Asa Morris’ Loud and Sad

As the mail room attendant here at Times Boredom HQ I get an unusual behind the scenes peek of our operations. Still I was dumbfounded when last monday Scott Koenig, our editor in chief, pulled me aside and said “Gram old boy old pal, you seem to be caught up on your sorting for the day. Maybe you could help me out by doing one of these reviews I’ve got pilling up!”

Not to be one to miss a golden opportunity I started eyeing the folder labeled “Maggot Brain” as I’ve been excited to hear their new stuff. “Not so fast there Grammy boy” Scott knowingly interjected, “I have an album that’s perfect for you, I’ve got to see if your reviews are worth even committing to print before you waste time trying to review a great local metal band.” He handed me a folder labeled “Asa Morris” and I thought to myself, who the hell is that? Hopefully he riffs hard.

Here I am on the following Wednesday figuring that I should probably get this over with before the holiday. Opening the folder up I’m greeted by a fresh pressed CD-R with Loud & Sad scribbled on it in sharpie, an oddly formatted packet of lyrics, and a note from Scott telling me to check my email for the photos and cursing me out for not changing the toner in the color copier again. I pop the cd into my vintage Aiwa XR-X7 CX-LX7U.

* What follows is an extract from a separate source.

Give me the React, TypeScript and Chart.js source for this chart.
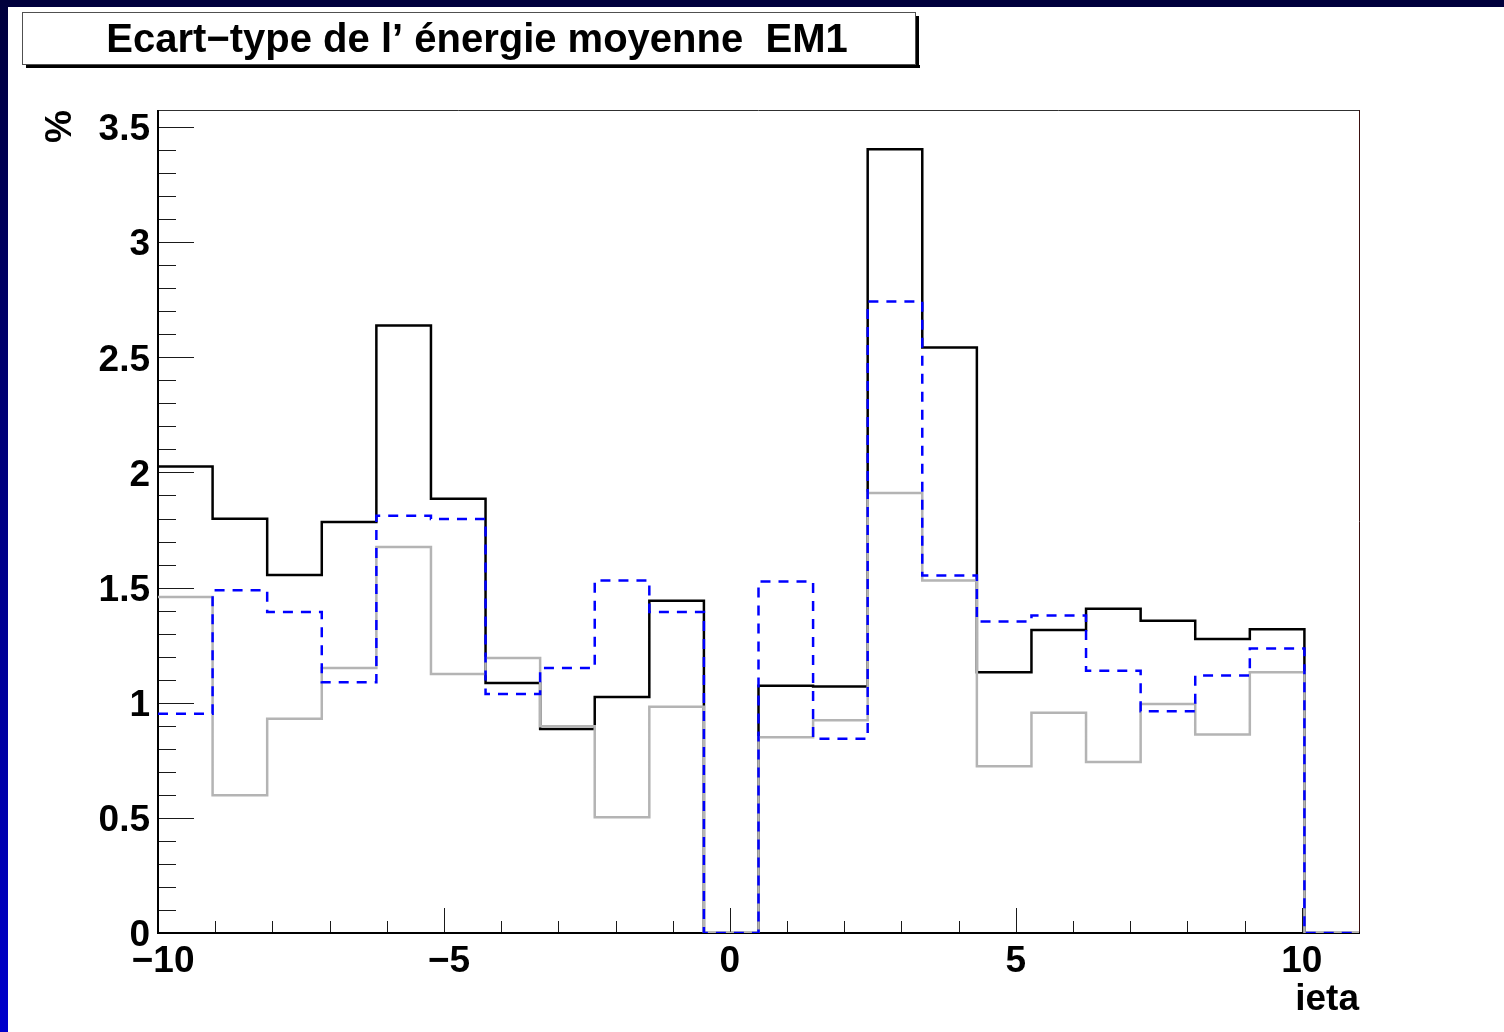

The album starts off with an instrumental track named ‘Theme for a British Television Series’ which is a pretty apt name as it starts with a riff reminiscent of something Nick Drake would have come up with (if he hadn’t taken that forever nap after feasting on his happy pills). It drips of the same sort of melancholy but is simpler and as it repeats a full band arrangement joins in for a short jaunt before the track ends at about 41 seconds fading out one note for about 60 more seconds — at least I think. I don’t know for sure as I skipped to the next track.

While the next track, ‘Away We Go’, started playing I opened up my email and poured myself a pint of Rebel Yell bourbon. The tune can only really be described as lo-fi pop. I’m almost glad the lyrics were included in the folder as the vocals were buried in the busy and noisy mix. I say almost because the last thing this world needs right now is another song about driving across the country for a girl.

As the next track starts the cover image finishes loading (on my 56 kb/s internet connection). I think it’s a purple cat. It might not be a cat but it looks more like a cat with every sip of bourbon. Unlike the track I very much like cats. The track reminds me of my recurring nightmares of being forced to listen to shitty rock tunes on the school bus early in the morning. With its creepy toy piano/ palm muted guitar chord progression, the track repeats until a false climax around the one minute mark where Asa kicks on a distortion pedal and strums the same power chord 69 times (hehehe) before the piano loop begins again and the guitar goes back to being annoying. The whole thing loops around again this time with some extra strumming when the power chord gets loud again and the song ends with the chord progression with the distortion pedal left on.

The next track is another hissy instrumental with a name I like, Paper Bag on Fire, which makes me think that the paper bag is filled with what this album is made out of. At this point as I’m pouring another pint of critic juice the photo of Asa pops up right underneath my mouse cursor and it looks like there is a little hand on his nipple. I included a photo of the photo, look at it, it’s so funny.

Finally we have come to the end of the album, and to its title track ‘Loud & Sad’. I actually kinda like this song though it may be the booze talking or maybe i’m just used to hearing songs mixed like this or even quite possibly it’s the lyrics that make me think he didn’t get the girl after all. Who doesn’t like seeing the hero fall on his face? Either way Asa, whoever the fuck you are, if you do ever read this if you got the girl it’s not because of this record. It’s despite it ,and that’s real love. If you didn’t it would give you a chance to make a better album for the right woman. One with maybe a clearer mix that even the shittiest of speakers can reproduce clearly and less of that one pitch shifting delay used all over that makes this album sound like 2013 all over again. Remember next time you can’t polish a turd, it’s too soft, you have to shellac it. To most of the others who will read this it may sound a bit harsh but at least this chap has put out an album, his fourth this year. You most likely haven’t and that makes you a bigger turn than what you could fit in the bag.